Meta Humanos
Los hombres ya no lloran, se su1c1d@n
Necesitamos un diálogo abierto y honesto que transforme las creencias que hemos heredado.
El clásico “los hombres no lloran” se ha transformado en una sentencia: los hombres no tienen derecho a expresarse. No pueden hablar de sus preocupaciones, frustraciones, ni siquiera de sus malestares físicos. Esto no solo genera un malestar generalizado, sino que se traduce en cifras alarmantes de muertes evitables. Todas las personas somos vulnerables, pero hoy, especialmente, lo somos nosotros: los hombres.
A mi abuelo lo criaron con una visión del mundo en la que todo estaba dividido: las mujeres en la cocina, los hombres en el campo. A la generación siguiente le tocó una crianza similar, reforzando roles tradicionales y patrones machistas que también les enseñaron a reprimir su emocionalidad, a endurecerse, a asumir en silencio el peso de lo que significa “ser hombre”.
Culturalmente, parece más fácil aguantar el dolor que decir que algo duele. Más sencillo dejar que la depresión y la desesperanza nos consuman que buscar ayuda.
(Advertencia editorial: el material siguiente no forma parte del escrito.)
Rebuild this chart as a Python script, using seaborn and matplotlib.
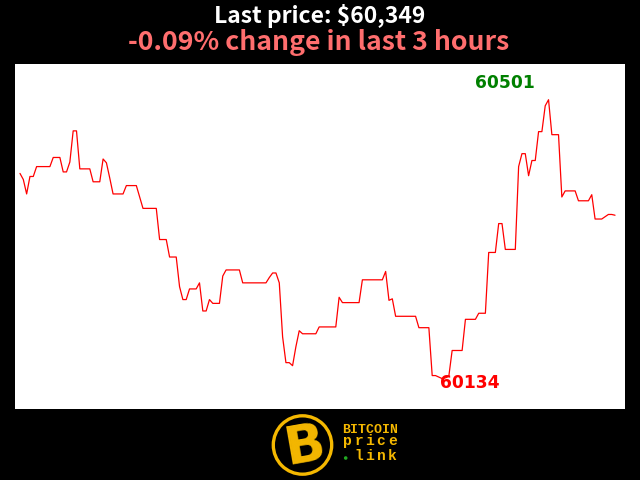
import matplotlib
matplotlib.use("Agg")
import matplotlib.pyplot as plt
import seaborn as sns
import numpy as np
from matplotlib.patches import Circle

# one price per minute over the last 3 hours
prices = [
    60404, 60396, 60377, 60400, 60400, 60413, 60413, 60413, 60413, 60413,
    60425, 60425, 60425, 60406, 60406, 60419, 60460, 60460, 60410, 60410,
    60410, 60410, 60393, 60393, 60393, 60423, 60418, 60398, 60377, 60377,
    60377, 60377, 60388, 60388, 60388, 60388, 60373, 60358, 60358, 60358,
    60358, 60358, 60317, 60317, 60317, 60294, 60294, 60294, 60255, 60238,
    60238, 60252, 60252, 60252, 60260, 60223, 60223, 60238, 60233, 60233,
    60233, 60269, 60277, 60277, 60277, 60277, 60277, 60260, 60260, 60260,
    60260, 60260, 60260, 60260, 60260, 60267, 60273, 60273, 60260, 60189,
    60155, 60155, 60151, 60176, 60197, 60193, 60193, 60193, 60193, 60193,
    60202, 60202, 60202, 60202, 60202, 60202, 60241, 60234, 60234, 60234,
    60234, 60234, 60234, 60264, 60264, 60264, 60264, 60264, 60264, 60264,
    60275, 60237, 60239, 60216, 60216, 60216, 60216, 60216, 60216, 60216,
    60201, 60201, 60201, 60201, 60138, 60138, 60136, 60134, 60135, 60137,
    60171, 60171, 60171, 60171, 60212, 60212, 60212, 60212, 60220, 60220,
    60220, 60300, 60300, 60300, 60338, 60338, 60304, 60304, 60304, 60304,
    60413, 60430, 60430, 60401, 60421, 60421, 60459, 60459, 60493, 60501,
    60455, 60455, 60455, 60373, 60381, 60381, 60381, 60381, 60368, 60368,
    60368, 60368, 60376, 60344, 60344, 60344, 60347, 60350, 60350, 60349,
]
minutes = list(range(len(prices)))

last_price = prices[-1]
pct_change = (prices[-1] - prices[0]) / prices[0] * 100

sns.set_style("white")
plt.rcParams['font.family'] = ['Noto Sans CJK JP', 'DejaVu Sans']

W, H = 640, 480


def px(x, y):
    # pixel position (from top left) -> figure fraction
    return x / W, 1 - y / H


fig = plt.figure(figsize=(6.4, 4.8), dpi=100, facecolor='black')
ax = fig.add_axes([15/W, 71/H, 610/W, 345/H])
ax.set_facecolor('white')

sns.lineplot(x=minutes, y=prices, color='red', linewidth=0.9, ax=ax)
ax.set_xlim(-1.5, 182)
ax.set_ylim(60094, 60548)
ax.set_xticks([])
ax.set_yticks([])
for spine in ax.spines.values():
    spine.set_visible(False)

imax = int(np.argmax(prices))
imin = int(np.argmin(prices))
ax.annotate(str(prices[imax]), xy=(imax, prices[imax]), xytext=(-14, 8),
            textcoords='offset pixels', ha='right', va='bottom',
            color='green', fontsize=12.3, fontweight='bold', family='DejaVu Sans')
ax.annotate(str(prices[imin]), xy=(imin, prices[imin]), xytext=(-2, -4),
            textcoords='offset pixels', ha='left', va='center',
            color='red', fontsize=12.3, fontweight='bold', family='DejaVu Sans')

fig.text(*px(320, 16), f"Last price: ${last_price:,}", ha='center', va='center',
         color='white', fontsize=16.5, fontweight='bold')
fig.text(*px(319, 42), f"{pct_change:.2f}% change in last 3 hours", ha='center',
         va='center', color='#ff6e6e', fontsize=19.2, fontweight='bold')

# logo
gold = '#f5b800'
fig.patches.append(Circle((3.025, 0.35), 0.292, transform=fig.dpi_scale_trans,
                          facecolor='black', edgecolor=gold, linewidth=2.4))
fig.text(*px(304, 446), 'B', ha='center', va='center', color=gold,
         fontsize=38, fontweight='bold', rotation=10, family='DejaVu Sans')
fig.text(*px(370, 430), 'BITCOIN', ha='center', va='center', color=gold,
         fontsize=9.5, fontweight='bold', family='Liberation Mono')
for i, ch in enumerate('price'):
    fig.text(*px(347.5 + i * 11.2, 445), ch, ha='center', va='baseline', color=gold,
             fontsize=10.5, fontweight='bold', family='Liberation Mono')
for i, ch in enumerate('link'):
    fig.text(*px(358.7 + i * 11.2, 460), ch, ha='center', va='baseline', color=gold,
             fontsize=10.5, fontweight='bold', family='Liberation Mono')
fig.patches.append(Circle((3.457, 0.22), 0.018, transform=fig.dpi_scale_trans,
                          facecolor='#22aa22', edgecolor='none'))

fig.savefig('out.png', dpi=100, facecolor='black')
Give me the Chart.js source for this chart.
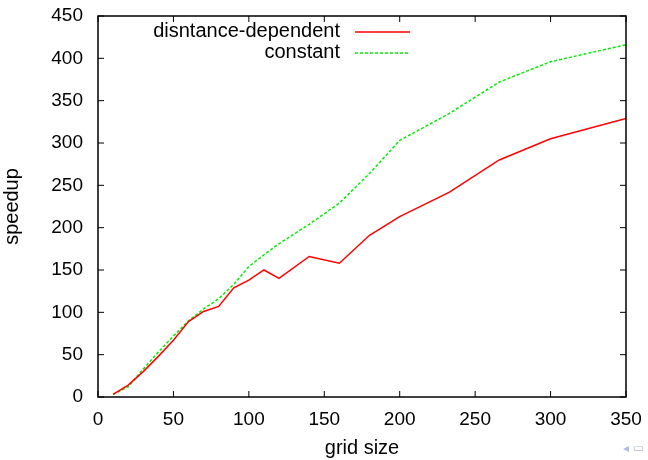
<!DOCTYPE html>
<html lang="en">
<head>
  <meta charset="UTF-8" />
  <title>Speedup vs grid size</title>
  <script src="https://cdn.jsdelivr.net/npm/chart.js"></script>
  <style>
    body {
      margin: 0;
      padding: 0;
      background: #fff;
    }

    .chart-container {
      width: 648px;
      height: 460px;
      position: relative;
    }

    /* beamer navigation symbols in the corner */
    .nav {
      position: absolute;
      left: 623px;
      top: 441px;
      white-space: nowrap;
      font-family: 'DejaVu Sans', sans-serif;
      font-size: 12px;
      color: #b4bbe0;
    }
  </style>
</head>
<body>
  <div class="chart-container">
    <canvas id="speedupChart" width="648" height="460"></canvas>
    <span class="nav">&#9666; &#9645;</span>
  </div>

  <script>
    // Values
    const gridSize = [10, 20, 30, 40, 50, 60, 70, 80, 90, 100, 110, 120, 140, 160, 180, 200, 233, 266, 300, 350];
    const distanceDependent = [3, 14, 30, 48, 67, 89, 101, 107, 129, 138, 150, 140, 166, 158, 191, 213, 242, 280, 305, 329];
    const constant = [3, 12, 33, 53, 72, 90, 104, 116, 133, 154, 168, 181, 204, 229, 264, 303, 335, 372, 396, 416];
    const seriesLabels = ['disntance-dependent', 'constant'];

    const FAMILY = "'Liberation Sans', Arial, sans-serif";
    const TICK_FONT = { family: FAMILY, size: 19 };
    const TEXT_FONT = { family: FAMILY, size: 20 };

    const toPoints = (ys) => gridSize.map((x, i) => ({ x, y: ys[i] }));

    // gnuplot-like frame with inward ticks on all four sides, plus key
    const framePlugin = {
      id: 'frame',
      afterDraw(chart) {
        const { ctx, chartArea: a, scales } = chart;
        const len = 6;
        ctx.save();
        ctx.strokeStyle = '#000';
        ctx.lineWidth = 1.5;
        ctx.strokeRect(a.left, a.top, a.right - a.left, a.bottom - a.top);

        ctx.lineWidth = 1;
        ctx.beginPath();
        scales.x.ticks.forEach(t => {
          const px = scales.x.getPixelForValue(t.value);
          ctx.moveTo(px, a.bottom); ctx.lineTo(px, a.bottom - len);
          ctx.moveTo(px, a.top); ctx.lineTo(px, a.top + len);
        });
        scales.y.ticks.forEach(t => {
          const py = scales.y.getPixelForValue(t.value);
          ctx.moveTo(a.left, py); ctx.lineTo(a.left + len, py);
          ctx.moveTo(a.right, py); ctx.lineTo(a.right - len, py);
        });
        ctx.stroke();

        // key, top left inside the frame
        ctx.font = `${TEXT_FONT.size}px ${FAMILY}`;
        ctx.fillStyle = '#000';
        ctx.textAlign = 'right';
        ctx.textBaseline = 'middle';
        chart.data.datasets.forEach((ds, i) => {
          const y = 31 + i * 21;
          ctx.fillText(ds.label, 340, y);
          ctx.strokeStyle = ds.borderColor;
          ctx.lineWidth = ds.borderWidth;
          ctx.setLineDash(ds.borderDash || []);
          ctx.beginPath();
          ctx.moveTo(355, y + 1);
          ctx.lineTo(410, y + 1);
          ctx.stroke();
        });
        ctx.restore();
      }
    };

    const ctx = document.getElementById('speedupChart').getContext('2d');
    const speedupChart = new Chart(ctx, {
      type: 'line',
      data: {
        datasets: [
          {
            label: seriesLabels[0],
            data: toPoints(distanceDependent),
            borderColor: '#ff0000',
            borderWidth: 1.5,
            pointRadius: 0,
            tension: 0
          },
          {
            label: seriesLabels[1],
            data: toPoints(constant),
            borderColor: '#00ee00',
            borderWidth: 1.5,
            borderDash: [3, 2],
            pointRadius: 0,
            tension: 0
          }
        ]
      },
      options: {
        responsive: false,
        animation: false,
        layout: {
          padding: { left: 0, top: 16, right: 22, bottom: 0 }
        },
        plugins: {
          legend: { display: false },
          tooltip: { enabled: false }
        },
        scales: {
          x: {
            type: 'linear',
            min: 0,
            max: 350,
            afterFit: (scale) => {
              scale.height = 63;
              scale.paddingLeft = 0;
              scale.paddingRight = 0;
            },
            grid: { display: false, drawTicks: false },
            border: { display: false },
            ticks: { stepSize: 50, padding: 11, color: '#000', font: TICK_FONT },
            title: {
              display: true,
              text: 'grid size',
              color: '#000',
              font: TEXT_FONT,
              padding: { top: 0, bottom: 0 }
            }
          },
          y: {
            type: 'linear',
            min: 0,
            max: 450,
            afterFit: (scale) => {
              scale.width = 98;
              scale.paddingTop = 0;
              scale.paddingBottom = 0;
            },
            grid: { display: false, drawTicks: false },
            border: { display: false },
            ticks: { stepSize: 50, padding: 15, color: '#000', font: TICK_FONT },
            title: {
              display: true,
              text: 'speedup',
              color: '#000',
              font: TEXT_FONT,
              padding: { top: 0, bottom: 0 }
            }
          }
        }
      },
      plugins: [framePlugin]
    });
  </script>
</body>
</html>
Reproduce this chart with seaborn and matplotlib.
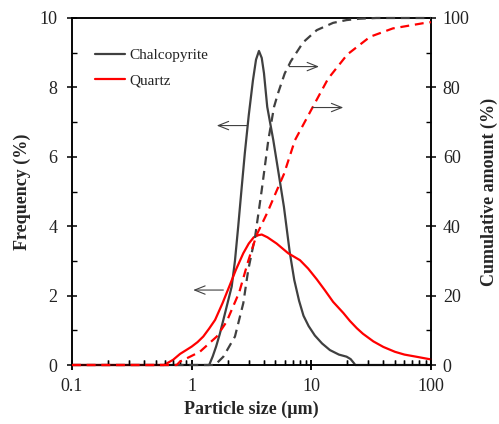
import numpy as np
import pandas as pd
import matplotlib
matplotlib.use("Agg")
import matplotlib.pyplot as plt
from matplotlib.ticker import FixedLocator, NullFormatter
import seaborn as sns

# Particle size distributions (size in µm, values in %)
chalco_size = [0.1, 1.40, 1.50, 1.60, 1.72, 1.84, 2.00, 2.16, 2.30, 2.45, 2.60,
               2.78, 3.00, 3.25, 3.45, 3.65, 3.85, 4.02, 4.28, 4.81, 5.33, 5.90,
               6.60, 7.20, 7.90, 8.60, 9.50, 10.7, 12.3, 14.3, 17.0, 19.7, 21.3,
               22.5, 23.3, 100]
chalco_freq = [0.0, 0.0, 0.25, 0.53, 0.90, 1.30, 1.80, 2.26, 3.00, 4.00, 5.00,
               6.10, 7.20, 8.20, 8.80, 9.05, 8.85, 8.41, 7.44, 6.48, 5.52, 4.56,
               3.25, 2.45, 1.85, 1.42, 1.12, 0.85, 0.62, 0.43, 0.30, 0.24, 0.17,
               0.07, 0.0, 0.0]

quartz_size = [0.1, 0.587, 0.70, 0.80, 0.90, 1.00, 1.12, 1.25, 1.40, 1.57, 1.81,
               2.06, 2.34, 2.70, 3.00, 3.30, 3.60, 3.85, 4.30, 5.13, 6.41, 8.04,
               9.40, 11.1, 13.0, 15.2, 18.5, 21.0, 24.0, 27.0, 33.0, 40.0, 50.0,
               60.0, 75.0, 100]
quartz_freq = [0.0, 0.0, 0.15, 0.32, 0.43, 0.53, 0.66, 0.82, 1.05, 1.30, 1.78,
               2.26, 2.74, 3.22, 3.50, 3.68, 3.74, 3.76, 3.68, 3.50, 3.22, 3.02,
               2.78, 2.47, 2.15, 1.82, 1.50, 1.27, 1.06, 0.90, 0.68, 0.52, 0.38,
               0.30, 0.24, 0.16]

chalco_cum_size = [0.1, 1.55, 1.62, 1.84, 2.30, 2.70, 2.97, 3.39, 3.85, 4.37, 4.88,
                   5.29, 5.99, 6.73, 8.55, 11.1, 15.2, 19.7, 25.4, 35.0, 100]
chalco_cum = [0.0, 0.0, 0.5, 2.4, 8.2, 17.8, 27.4, 37.0, 50.4, 64.8, 74.4,
              78.5, 84.0, 87.5, 93.0, 96.5, 98.6, 99.4, 99.8, 100.0, 100.0]

quartz_cum_size = [0.1, 0.75, 0.80, 0.97, 1.17, 1.62, 1.96, 2.50, 2.97, 3.49, 4.30,
                   5.10, 5.90, 7.30, 10.3, 13.8, 20.0, 31.0, 48.0, 86.0, 100]
quartz_cum = [0.0, 0.0, 1.0, 2.4, 3.8, 8.2, 12.5, 21.0, 30.0, 37.5, 44.0,
              50.0, 55.0, 64.8, 74.4, 82.5, 89.5, 94.6, 97.0, 98.5, 98.8]

freq_ticks = [0, 2, 4, 6, 8, 10]
cum_ticks = [0, 20, 40, 60, 80, 100]
size_ticks = [0.1, 1, 10, 100]
size_labels = ["0.1", "1", "10", "100"]
size_minor = [m * d for d in (0.1, 1, 10) for m in range(2, 10)]

GREY = "#404040"
RED = "#ff0000"

sns.set_style("ticks")
plt.rcParams["font.family"] = ["Liberation Serif", "DejaVu Serif"]
plt.rcParams.update({
    "axes.axisbelow": False,
    "xtick.minor.size": 3.5, "xtick.minor.width": 1.0,
    "ytick.minor.size": 3.5, "ytick.minor.width": 1.0,
})

fig = plt.figure(figsize=(4.99, 4.24), dpi=100)
ax = fig.add_axes([72 / 499, 1 - 365 / 424, (431 - 72) / 499, (365 - 18) / 424])
ax2 = ax.twinx()

freq_df = pd.concat([
    pd.DataFrame({"size": chalco_size, "value": chalco_freq, "mineral": "Chalcopyrite"}),
    pd.DataFrame({"size": quartz_size, "value": quartz_freq, "mineral": "Quartz"}),
])
cum_df = pd.concat([
    pd.DataFrame({"size": chalco_cum_size, "value": chalco_cum, "mineral": "Chalcopyrite"}),
    pd.DataFrame({"size": quartz_cum_size, "value": quartz_cum, "mineral": "Quartz"}),
])
palette = {"Chalcopyrite": GREY, "Quartz": RED}

sns.lineplot(data=freq_df, x="size", y="value", hue="mineral", palette=palette,
             estimator=None, sort=False, linewidth=1.6, ax=ax, zorder=3, clip_on=False)
sns.lineplot(data=cum_df, x="size", y="value", hue="mineral", palette=palette,
             estimator=None, sort=False, linewidth=1.6, ax=ax2, zorder=3,
             legend=False, clip_on=False)
for ln in ax.get_lines() + ax2.get_lines():
    ln.set_solid_joinstyle("round")
    ln.set_dash_joinstyle("round")
for ln in ax2.get_lines():
    ln.set_dashes((4, 2.6))

ax.set_xscale("log")
ax.set_xlim(0.1, 100)
ax.set_ylim(0, 10)
ax2.set_ylim(0, 100)
ax.xaxis.set_major_locator(FixedLocator(size_ticks))
ax.set_xticklabels(size_labels)
ax.xaxis.set_minor_locator(FixedLocator(size_minor))
ax.xaxis.set_minor_formatter(NullFormatter())
ax.set_yticks(freq_ticks)
ax.set_yticks(np.arange(1, 10, 2), minor=True)
ax2.set_yticks(cum_ticks)
ax2.set_yticks(np.arange(10, 100, 20), minor=True)

lab_fs = 13
ax.set_xlabel("Particle size (µm)", fontsize=lab_fs, fontweight="bold", labelpad=4)
ax.set_ylabel("Frequency (%)", fontsize=lab_fs, fontweight="bold", labelpad=6)
ax2.set_ylabel("Cumulative amount (%)", fontsize=lab_fs, fontweight="bold", labelpad=8)
ax2.set_xlabel("")

for a in (ax, ax2):
    a.set_axisbelow(False)
    for s in a.spines.values():
        s.set_linewidth(1.1)
        s.set_color("black")
    a.tick_params(which="major", direction="inout", length=7, width=1.1,
                  labelsize=13, color="black", labelcolor="#222222")
    a.tick_params(which="minor", direction="in", length=3.5, width=1.0, color="black")
ax.tick_params(axis="y", which="major", pad=7)
ax.tick_params(axis="x", which="major", pad=6)
ax2.tick_params(axis="y", which="major", pad=5)

# Second copy of the size-axis ticks on the twin so they sit above the curves
ax2.xaxis.set_visible(True)
ax2.tick_params(axis="x", which="both", bottom=True, top=False,
                labelbottom=False, labeltop=False)

# Arrows pointing each curve to its axis
arrow = dict(arrowstyle="->,head_length=0.75,head_width=0.3", color=GREY, lw=0.8,
             shrinkA=0, shrinkB=0)
ax.annotate("", xy=(1.62, 6.90), xytext=(2.89, 6.90), arrowprops=arrow)
ax.annotate("", xy=(1.03, 2.16), xytext=(1.84, 2.16), arrowprops=arrow)
ax2.annotate("", xy=(11.6, 86.0), xytext=(6.53, 86.0), arrowprops=arrow)
ax2.annotate("", xy=(18.5, 74.2), xytext=(10.2, 74.2), arrowprops=arrow)

leg = ax.legend(loc="upper left", bbox_to_anchor=(0.063, 0.912), frameon=False,
                fontsize=11, handlelength=2.0, handletextpad=0.25, borderpad=0,
                borderaxespad=0, labelspacing=0.75)
leg.set_title(None)
for t in leg.get_texts():
    t.set_color("#222222")

fig.savefig("out.png", dpi=100)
No solo por los patrones que arrastramos, sino porque seguimos aferrados a los estándares de una masculinidad tóxica que nos obliga a esconder nuestras heridas —tanto físicas como emocionales— bajo una máscara de fortaleza y control.
Llaman “chillón” al niño que llora tras caerse de la bicicleta. Se burlan del adolescente que en un partido no resiste un golpe. Se minimiza el sufrimiento del joven que, tras una ruptura, se aísla, se evade con videojuegos, futbol o ligues, en lugar de buscar ayuda emocional. ¿Quién no ha escuchado el “¡sé hombre!” como respuesta ante el llanto, el miedo o la tristeza?
Los hombres también tenemos derecho a sentir, a pedir ayuda, a sanar.
Cuando enfrentamos la pérdida de un ser querido, una enfermedad, una ruptura amorosa o un golpe a nuestra estabilidad material, se espera que lo enfrentemos en silencio, sin quebrarnos. Pero ese silencio nos está matando. Los hombres también tenemos derecho a sentir, a pedir ayuda, a sanar.
Las estadísticas en Guatemala son alarmantes. En 2023, el Ministerio de Salud Pública y Asistencia Social reportó 34 mil 178 diagnósticos de trastornos mentales y de comportamiento, donde la depresión y la ansiedad fueron los más frecuentes. Casi el 40% de estos casos correspondió a personas menores de 19 años. Aún más preocupante es que el 57% de los suicidios reportados durante 2022 involucró a adolescentes y jóvenes de entre 11 y 30 años.
Además, una encuesta de U-Report realizada por Unicef a mil 500 jóvenes en Guatemala reveló que el 38% manifestó haber experimentado ansiedad, el 22% depresión y un preocupante 41% afirmó no haber buscado ayuda.
Necesitamos un diálogo abierto y honesto que cuestione y transforme las creencias que hemos heredado. Solo así la salud mental dejará de ser un privilegio para convertirse en un derecho. Solo así podremos construir redes de apoyo reales, espacios donde hablar sea posible, donde sentir no sea motivo de vergüenza y donde ser vulnerables no nos haga menos hombres, sino más humanos.
Por último, es necesario que como sociedad cambiemos de mentalidad. Debemos aprender que la vulnerabilidad no es sinónimo de debilidad, y que las emociones no deberían reprimirse, sino expresarse abiertamente. Solo así podremos construir una cultura donde la expresión individual contribuya a una colectividad más sana, abierta y empática. Cabe remarcar que construir una nueva cultura sí es posible, pero hacerlo implica primero reconocer qué creencias y comportamientos se deben dejar atrás. Esto implica invertir no solo en apoyo psicológico, sino también en entornos que promuevan el bienestar: parques, calles seguras, espacios de ocio, diálogo y convivencia. Necesitamos canales saludables para desahogar la presión de vivir en un mundo cada vez más abrumador, y convertir esa descarga emocional en un acto de dignidad, no de vergüenza.